A fashion conscious person could have taken pity on my lack of style and given me 40 dollars and said “Here, I would like you to go get a cut and style”, which would be a very nice gift and, while a bit awkward, it would be appreciated.  However, the difference is huge between the two scenarios.  In the first case, Keith and Heather (who prepared dinner) shared a part of them with me, so I was not only the recipient of a cut and style, but also of a part of who they are through what they do.  The positive influence or blessing to me is much more than the gift of dinner and a cut and style – It is the friendship, love and pleasure that they share that energizes the gift to the level of blessing lives vs. a mere gift.

In the story of the Gomez family and the truck, while the gift was incredible, it was just a gift.  Had my father chosen to share who he is through love and friendship rather than the easier route appealing to the ego, things may have turned out differently.  Maybe Don Roberto could have seen the struggles and challenges Dad faced with his family because of the time he spent at his job.  He may have learned how wealth requires a very high level of responsibility, and maybe a bit about the entrepreneurial thought process as well as a plethora of virtues, strengths and weaknesses that dad could have shared with him.  Maybe my father could have avoided one or all of his multiple bypass surgeries had he learned from Don Roberto how to stop and smell the orange blossoms or maybe he could have seen how happy they were in spite of the fact that they had very little in terms of monetary value.  I wonder if Dad would have noticed how Roberto interacted with his kids and how many things they did together as a family.
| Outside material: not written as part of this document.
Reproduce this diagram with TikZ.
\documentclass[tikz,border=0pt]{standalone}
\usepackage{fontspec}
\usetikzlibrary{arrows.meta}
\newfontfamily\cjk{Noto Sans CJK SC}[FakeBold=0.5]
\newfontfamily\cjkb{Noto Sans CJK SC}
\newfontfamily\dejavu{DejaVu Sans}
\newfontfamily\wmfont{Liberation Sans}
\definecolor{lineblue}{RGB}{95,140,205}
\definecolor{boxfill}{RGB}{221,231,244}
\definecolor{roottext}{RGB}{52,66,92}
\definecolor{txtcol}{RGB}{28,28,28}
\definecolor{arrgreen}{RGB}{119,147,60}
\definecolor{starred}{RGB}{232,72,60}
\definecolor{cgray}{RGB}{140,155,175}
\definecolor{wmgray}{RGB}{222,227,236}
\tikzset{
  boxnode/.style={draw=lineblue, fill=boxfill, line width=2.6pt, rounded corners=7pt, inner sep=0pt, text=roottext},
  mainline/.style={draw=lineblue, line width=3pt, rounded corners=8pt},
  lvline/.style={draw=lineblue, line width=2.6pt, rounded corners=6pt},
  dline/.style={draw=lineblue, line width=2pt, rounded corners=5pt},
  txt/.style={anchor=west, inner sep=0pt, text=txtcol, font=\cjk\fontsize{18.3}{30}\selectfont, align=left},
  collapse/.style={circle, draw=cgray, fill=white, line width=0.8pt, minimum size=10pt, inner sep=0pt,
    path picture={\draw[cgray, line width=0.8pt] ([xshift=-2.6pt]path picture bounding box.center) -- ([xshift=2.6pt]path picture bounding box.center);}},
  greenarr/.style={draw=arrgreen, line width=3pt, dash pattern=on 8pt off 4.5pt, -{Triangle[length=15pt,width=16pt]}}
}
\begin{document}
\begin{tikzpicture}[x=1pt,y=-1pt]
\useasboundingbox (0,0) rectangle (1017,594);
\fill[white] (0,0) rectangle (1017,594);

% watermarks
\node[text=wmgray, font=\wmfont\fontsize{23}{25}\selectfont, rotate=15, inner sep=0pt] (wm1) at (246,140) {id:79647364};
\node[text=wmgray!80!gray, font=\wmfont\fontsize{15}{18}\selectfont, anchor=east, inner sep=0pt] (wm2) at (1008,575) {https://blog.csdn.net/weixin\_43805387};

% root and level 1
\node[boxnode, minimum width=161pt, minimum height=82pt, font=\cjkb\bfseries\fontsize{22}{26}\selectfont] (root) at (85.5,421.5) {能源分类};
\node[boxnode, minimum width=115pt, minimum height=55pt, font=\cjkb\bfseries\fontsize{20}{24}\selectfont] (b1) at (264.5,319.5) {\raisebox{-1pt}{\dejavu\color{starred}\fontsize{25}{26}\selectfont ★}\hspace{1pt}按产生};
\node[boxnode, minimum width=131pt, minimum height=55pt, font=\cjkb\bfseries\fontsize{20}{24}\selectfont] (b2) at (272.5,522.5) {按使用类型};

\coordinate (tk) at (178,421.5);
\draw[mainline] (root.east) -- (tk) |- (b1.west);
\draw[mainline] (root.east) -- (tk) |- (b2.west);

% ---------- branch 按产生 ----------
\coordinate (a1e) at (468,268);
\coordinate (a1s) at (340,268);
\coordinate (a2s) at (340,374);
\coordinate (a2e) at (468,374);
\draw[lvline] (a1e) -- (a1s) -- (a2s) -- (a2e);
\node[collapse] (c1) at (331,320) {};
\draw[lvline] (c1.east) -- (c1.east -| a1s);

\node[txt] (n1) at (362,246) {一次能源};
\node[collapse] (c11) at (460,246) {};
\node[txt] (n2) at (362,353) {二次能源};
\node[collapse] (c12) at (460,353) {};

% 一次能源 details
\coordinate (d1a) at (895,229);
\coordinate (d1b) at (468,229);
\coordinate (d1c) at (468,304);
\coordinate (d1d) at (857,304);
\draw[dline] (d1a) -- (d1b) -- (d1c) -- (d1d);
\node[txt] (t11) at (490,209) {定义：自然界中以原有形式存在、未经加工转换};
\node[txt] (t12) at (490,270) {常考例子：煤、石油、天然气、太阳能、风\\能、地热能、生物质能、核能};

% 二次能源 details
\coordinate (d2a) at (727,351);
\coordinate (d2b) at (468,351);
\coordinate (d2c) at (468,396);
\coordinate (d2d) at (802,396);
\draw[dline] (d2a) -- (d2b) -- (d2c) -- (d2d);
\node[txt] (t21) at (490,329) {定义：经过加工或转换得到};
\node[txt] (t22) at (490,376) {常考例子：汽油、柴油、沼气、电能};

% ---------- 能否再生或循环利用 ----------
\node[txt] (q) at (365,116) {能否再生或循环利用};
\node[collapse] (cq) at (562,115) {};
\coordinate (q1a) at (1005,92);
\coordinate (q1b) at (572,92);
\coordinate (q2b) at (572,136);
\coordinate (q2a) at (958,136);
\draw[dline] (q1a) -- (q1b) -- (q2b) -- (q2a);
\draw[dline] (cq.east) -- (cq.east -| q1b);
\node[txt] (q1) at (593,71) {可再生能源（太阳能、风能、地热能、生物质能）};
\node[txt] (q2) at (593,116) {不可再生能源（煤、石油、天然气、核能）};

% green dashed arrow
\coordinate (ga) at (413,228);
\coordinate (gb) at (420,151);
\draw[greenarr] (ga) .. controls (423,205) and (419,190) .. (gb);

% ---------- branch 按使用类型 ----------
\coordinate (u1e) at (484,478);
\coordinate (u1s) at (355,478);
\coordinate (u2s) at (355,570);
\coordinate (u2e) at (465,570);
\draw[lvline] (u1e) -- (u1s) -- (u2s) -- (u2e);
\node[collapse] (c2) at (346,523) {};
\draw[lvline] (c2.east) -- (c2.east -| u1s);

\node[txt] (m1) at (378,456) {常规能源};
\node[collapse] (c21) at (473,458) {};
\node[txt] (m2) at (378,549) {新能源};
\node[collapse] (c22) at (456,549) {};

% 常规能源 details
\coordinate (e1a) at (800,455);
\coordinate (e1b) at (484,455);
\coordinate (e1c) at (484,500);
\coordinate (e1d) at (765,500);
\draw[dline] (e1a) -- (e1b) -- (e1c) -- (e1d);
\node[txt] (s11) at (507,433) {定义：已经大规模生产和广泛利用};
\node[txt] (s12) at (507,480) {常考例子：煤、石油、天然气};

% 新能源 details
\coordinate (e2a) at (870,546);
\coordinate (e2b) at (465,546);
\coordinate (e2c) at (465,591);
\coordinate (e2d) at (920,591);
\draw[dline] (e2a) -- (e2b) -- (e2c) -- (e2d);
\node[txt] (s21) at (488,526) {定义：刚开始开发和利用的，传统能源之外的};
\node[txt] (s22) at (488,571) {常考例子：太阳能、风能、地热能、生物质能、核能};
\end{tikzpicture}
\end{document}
While this is all mere speculation and could well be filed in file 13 as “coulda shoulda”, I think it illustrates how blessing the lives of others through our wealth is far less effective than doing so by sharing who we are with them.  In the Barbequian scenario, both parties win as both participate in the sharing, as it is inevitably mutual if we are open to the fact that everyone has something to teach us as well as something to learn from us.

Going back to the great people in history, they all shared their philosophy to bless others, not their money.  They share their understanding and enlightenment by example and teaching.